Эпилог. Дух русской революции
   Дух русской революции – это дух максимализма, который часто называют корнем зла, поставившим крест на всех попытках провести постепенное переустройство общества. Его вдохновители и подстрекатели известны. Их отождествляют с большевизмом. И наоборот, большевизм описывают как reduct?o ad absurdum духа русской революции и русской интеллигенции.

   Но существовал и другой максимализм: максимализм русской контрреволюции, «большевизм правых». Он был не менее требовательным, не менее опьяненным своей заветной мечтой, но смотрел в прошлое, а не в будущее.

   Таковы два лица максимализма русской жизни и русской истории.

   Похоже, странам, сильно отставшим в развитии, где нерешенные проблемы копились веками, природа, которая, судя по всему, не признает перепрыгивания через исторические этапы, оставляет только один выход: отчаянные «сальто-мортале».

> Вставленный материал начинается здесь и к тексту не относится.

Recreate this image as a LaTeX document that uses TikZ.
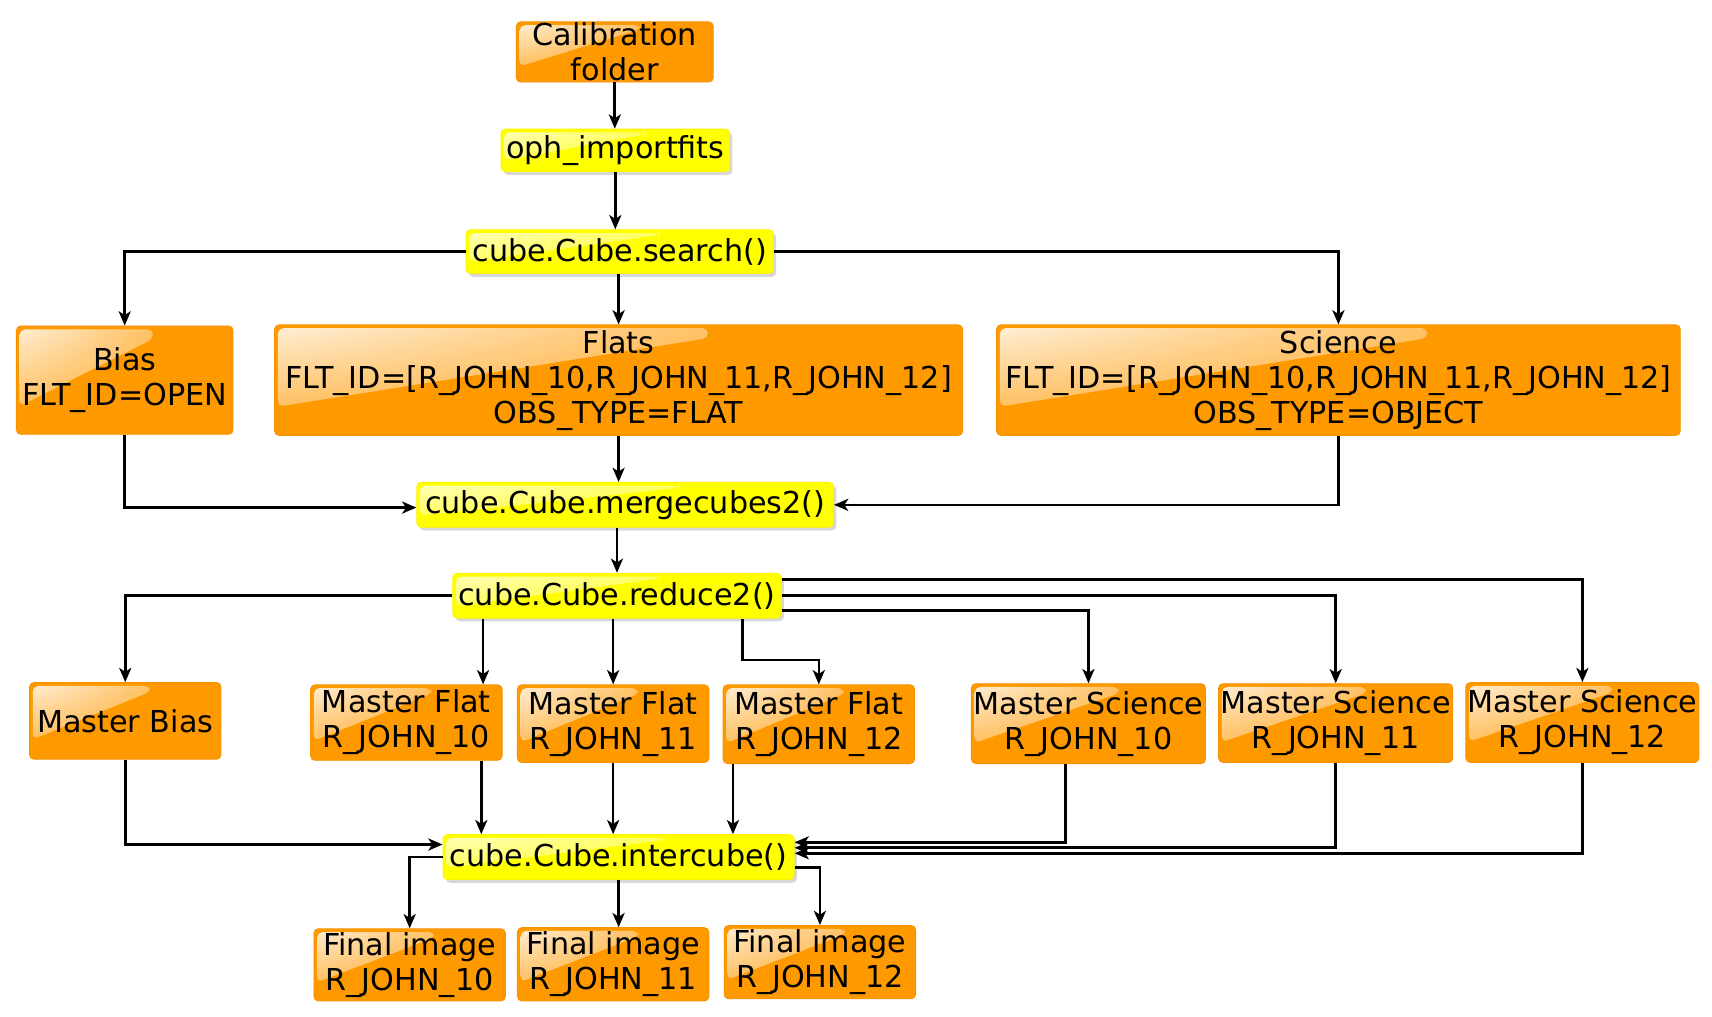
\documentclass[tikz,border=0pt]{standalone}
\usepackage{fontspec}
\setmainfont{DejaVu Sans}
\usetikzlibrary{arrows.meta,calc,shadows,shadings}
\definecolor{boxorange}{RGB}{255,153,0}
\definecolor{boxedge}{RGB}{246,146,0}
\definecolor{boxyellow}{RGB}{255,255,0}
\tikzset{
  gloss/.style n args={4}{path picture={
    \shade[upper left=#1, upper right=#2, lower left=#3, lower right=#4, rounded corners=5pt]
      let \p1=(path picture bounding box.north west),
          \p2=(path picture bounding box.south east) in
      (\x1+3pt,\y1-3pt) -- (\x1+0.63*\x2-0.63*\x1,\y1-3pt)
      -- (\x1+0.63*\x2-0.63*\x1,\y1-0.12*\y1+0.12*\y2)
      -- (\x1+3pt,\y1-0.74*\y1+0.74*\y2) -- cycle;
  }},
  obox/.style={rectangle, rounded corners=4pt, fill=boxorange, draw=boxedge, line width=0.8pt,
    align=center, inner sep=0pt, font=\fontsize{27.6}{32}\selectfont,
    gloss={boxorange!15!white}{boxorange!85!white}{boxorange!78!white}{boxorange!90!white}},
  ybox/.style={rectangle, rounded corners=4pt, fill=boxyellow, draw=boxyellow!90!orange, line width=0.8pt,
    align=center, inner sep=0pt, font=\fontsize{27.6}{32}\selectfont,
    drop shadow={shadow xshift=2.5pt, shadow yshift=-3pt, fill=black!35, opacity=0.45},
    gloss={boxyellow!25!white}{boxyellow!80!white}{boxyellow!75!white}{boxyellow!88!white}},
  conn/.style={line width=2.4pt, -{Stealth[length=13pt,width=11pt,inset=3.5pt]}},
}
\begin{document}
\begin{tikzpicture}[x=1pt,y=-1pt]
\useasboundingbox (0,0) rectangle (1565,929);
% nodes
\node[obox, minimum width=180, minimum height=55] (calib) at (562,47.5) {Calibration\\folder};
\node[ybox, minimum width=209, minimum height=39] (oph) at (562.5,137.5) {oph\_importfits};
\node[ybox, minimum width=281, minimum height=40] (search) at (566.5,230) {cube.Cube.search()};
\node[obox, minimum width=198, minimum height=99] (bias) at (114,347.5) {Bias\\FLT\_ID=OPEN};
\node[obox, minimum width=629, minimum height=101] (flats) at (565.5,347.5) {Flats\\FLT\_ID=[R\_JOHN\_10,R\_JOHN\_11,R\_JOHN\_12]\\OBS\_TYPE=FLAT};
\node[obox, minimum width=625, minimum height=101] (science) at (1223.5,347.5) {Science\\FLT\_ID=[R\_JOHN\_10,R\_JOHN\_11,R\_JOHN\_12]\\OBS\_TYPE=OBJECT};
\node[ybox, minimum width=381, minimum height=41] (merge) at (571.5,461.5) {cube.Cube.mergecubes2()};
\node[ybox, minimum width=300, minimum height=41] (reduce) at (564,544.5) {cube.Cube.reduce2()};
\node[obox, minimum width=175, minimum height=70] (mbias) at (114.5,659) {Master Bias};
\node[obox, minimum width=175, minimum height=69] (mf10) at (371.5,660.5) {Master Flat\\R\_JOHN\_10};
\node[obox, minimum width=175, minimum height=71] (mf11) at (560.5,661.5) {Master Flat\\R\_JOHN\_11};
\node[obox, minimum width=175, minimum height=72] (mf12) at (748.5,662) {Master Flat\\R\_JOHN\_12};
\node[obox, minimum width=214, minimum height=73] (ms10) at (995,661.5) {Master Science\\R\_JOHN\_10};
\node[obox, minimum width=214, minimum height=72] (ms11) at (1221,661) {Master Science\\R\_JOHN\_11};
\node[obox, minimum width=213, minimum height=73] (ms12) at (1446.5,660.5) {Master Science\\R\_JOHN\_12};
\node[ybox, minimum width=321, minimum height=41] (inter) at (565.5,783.5) {cube.Cube.intercube()};
\node[obox, minimum width=175, minimum height=66] (fi10) at (374.5,882) {Final image\\R\_JOHN\_10};
\node[obox, minimum width=175, minimum height=67] (fi11) at (560.5,881.5) {Final image\\R\_JOHN\_11};
\node[obox, minimum width=175, minimum height=67] (fi12) at (749.5,879.5) {Final image\\R\_JOHN\_12};
% helper coordinates
\coordinate (r10) at ($(reduce.south west)+(28,0)$);
\coordinate (r12) at ($(reduce.south west)+(265,0)$);
\coordinate (f10) at ($(mf10.south)+(68.5,0)$);
\coordinate (f12) at ($(mf12.south)+(-78.5,0)$);
\coordinate (s10) at ($(ms10.south)+(-21,0)$);
% connectors
\draw[conn] (calib.south) -- (calib.south |- oph.north);
\draw[conn] (oph.south) -- (oph.south |- search.north);
\draw[conn] (search.west) -| (bias.north);
\draw[conn] (search.south -| flats.north) -- (flats.north);
\draw[conn] (search.east) -| (science.north);
\draw[conn] (bias.south) |- ($(merge.west)+(0,2.5)$);
\draw[conn] (flats.south) -- (flats.south |- merge.north);
\draw[conn] (science.south) |- (merge.east);
\draw[conn] (reduce.north |- merge.south) -- (reduce.north);
\draw[conn] (reduce.west) -| (mbias.north);
\draw[conn] (r10) -- (r10 |- mf10.north);
\draw[conn] (reduce.south -| mf11.north) -- (mf11.north);
\draw[conn] (r12) -- ++(0,38) -| (mf12.north);
\draw[conn] ($(reduce.east)+(0,13.5)$) -| (ms10.north);
\draw[conn] (reduce.east) -| (ms11.north);
\draw[conn] ($(reduce.east)+(0,-14.5)$) -| (ms12.north);
\draw[conn] (mbias.south) |- ($(inter.west)+(0,-11.5)$);
\draw[conn] (f10) -- (f10 |- inter.north);
\draw[conn] (mf11.south) -- (mf11.south |- inter.north);
\draw[conn] (f12) -- (f12 |- inter.north);
\draw[conn] (s10) |- ($(inter.east)+(0,-13.5)$);
\draw[conn] (ms11.south) |- ($(inter.east)+(0,-8.5)$);
\draw[conn] (ms12.south) |- ($(inter.east)+(0,-3.5)$);
\draw[conn] (inter.west) -| (fi10.north);
\draw[conn] (inter.south) -- (inter.south |- fi11.north);
\draw[conn] ($(inter.east)+(0,9.5)$) -| (fi12.north);
\end{tikzpicture}
\end{document}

   Непреодолимое отвращение к прошлому заставляет людей разрубать надвое гордиевы узлы политических и экономических проблем даже тогда, когда их можно просто развязать.

   Это наша сила и наша слабость. Сила – потому, что в области духа, в области чистой мысли нет места для компромисса. Тронуть умы и души можно лишь идеей, которая бесстрашно марширует к своему логическому заключению. А слабость – потому, что для возведения здания одного проекта мало; набросок архитектора – это ничто без знания окружающей среды, почвы, свойств материалов, доступной рабочей силы и общей суммы, в которую обойдется строительство.

   Духовная история русской интеллигенции изобилует непримиримыми противоречиями. Интеллигенцию часто упрекали в том, что она порывала с древними историческими традициями и не имела «духовного отечества». Ее обвиняли в самовлюбленности и самоуверенности, граничащей с безумной гордыней.

   В этом обвинении есть доля истины. Русская интеллигенция пережила чрезвычайно сильный и полный духовный разрыв с прежним культурным классом. Старая русская культура была культурой дворянства. Когда она вступала в соприкосновение с интеллектуальной жизнью Запада, то откликалась на все ее течения, в том числе самые передовые (которые сильно опережали свое время даже на Западе, не говоря о России). Дворянская Россия породила Пушкина и Лермонтова, Тургенева и Льва Толстого, Александра Герцена и Михаила Бакунина. Именно дворяне и даже титулованные аристократы стали предшественниками революции, декабристами.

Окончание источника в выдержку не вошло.